Saturday, August 22, 2015

Outing Myself

I'm not the type of person to get nostalgic and long for the good old days. But the one exception is my longing to return to my "golden age" of blogging. Between 2009 and 2011, I was blogging regularly; I was inspired to write and felt free to post whatever I wanted, and a community of other bloggers formed that gave me a wonderful sense of belonging and affirmation.

I really miss that. And I've been thinking about it a lot lately because of this crowdfunding campaign I'm in the middle of. I feel this constant pressure and inner conflict, because I know there are things I could and "should" be doing to spread the word about the campaign and encourage people to back the project, but I have tremendous inner resistance to doing these things, and that resistance is tied in with the reasons I don't blog anymore.

I just finished reading the book, The Art of Asking, by Amanda Palmer. In case you're not familiar with her, she's a musician who raised over a million dollars on Kickstarter to produce an album. (The book came about as a result of a pretty amazing TED talk she gave about that.) There are many factors that contributed to her campaign's remarkable success, but what she really emphasizes in the book is that people were willing to back her because she had spent years connecting with her fans and creating a true community with them, via the Internet.

The only way I can relate to that is in the community I felt connected to when I was blogging. And reading the book made me envious, not so much of her successful crowdfunding campaign, but of the online community and her ability to consistently connect with it. My blogging community fell apart, and I've often pondered why that is.

Out of the variety of factors at play (including the rise of Facebook and the tendency we all veered towards of blip-posting and endless scrolling), the personal one most troubling to me is how much more hesitant I became to put stuff about myself out on the Internet. When I started blogging I had just moved to a new town and didn't know anyone; the people who were reading my blog weren't people I knew in "real life." It was therefore "safe." Now that I'm widely connected in this town, and am friends with many locals on Facebook, I have much more fear and self-consciousness about sharing publicly at the level I used to on my blog.

That really bothers me.

I even made this collage recently to help me try to get over myself. It now lives on my fridge.
The other major thing that Amanda Palmer talks about in her book is that these relationships she's built with fans over time are based on trust - she really puts herself out there, not just on the Internet but in face to face interactions. She allows herself to be vulnerable. And this is what I have such a hard time doing anymore.
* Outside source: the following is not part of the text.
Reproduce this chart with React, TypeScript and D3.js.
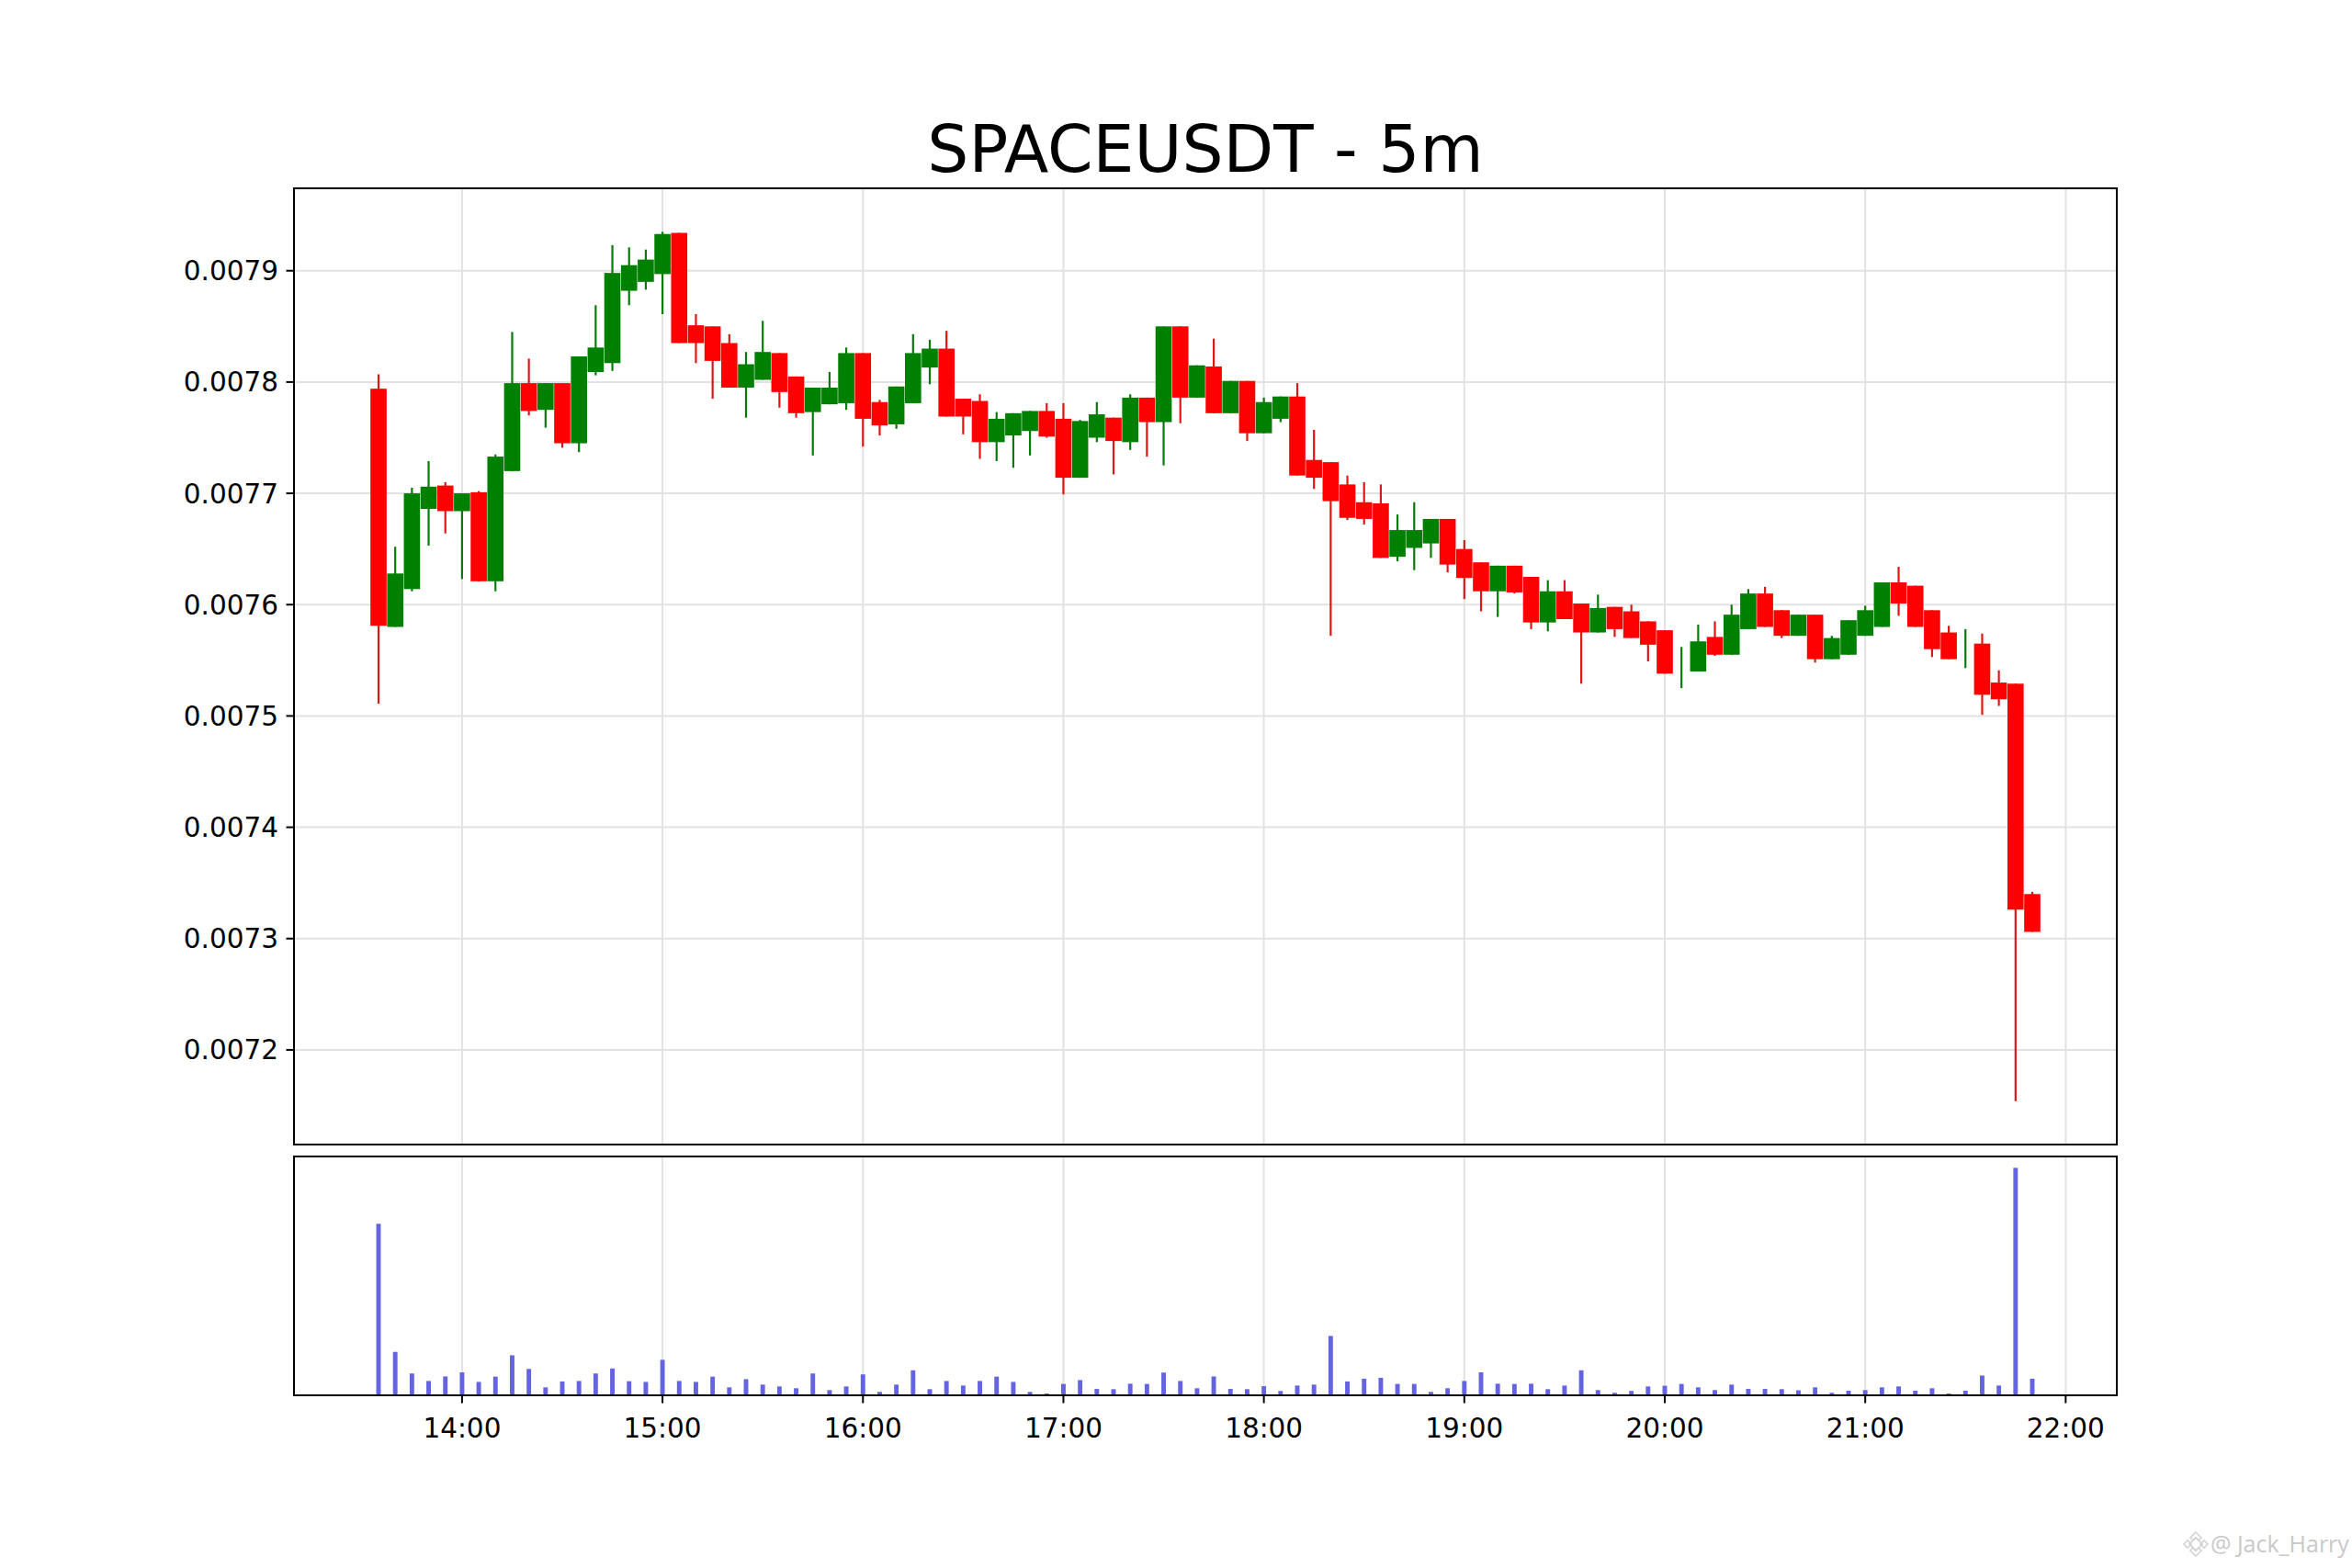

That's why I'm writing this post. I've been feeling like a coward and it's making me sick. I used to write and post with abandon, and I want to be doing that again. Even if nobody reads it. (And of course, part of me hopes they don't, because it's safer that way, ha.)

So I'm treating this post as a confessional, I guess, just putting it out there, admitting my fears and being vulnerable in the hope that, at the very least, my courage will be generally bolstered (which it actually already is just in the writing).

And if any of my old (or perhaps even some new) blogging friends happen to read it and comment, well, that will just be a tasty bonus. I'm guessing I'm not the only one out here who struggles with such things.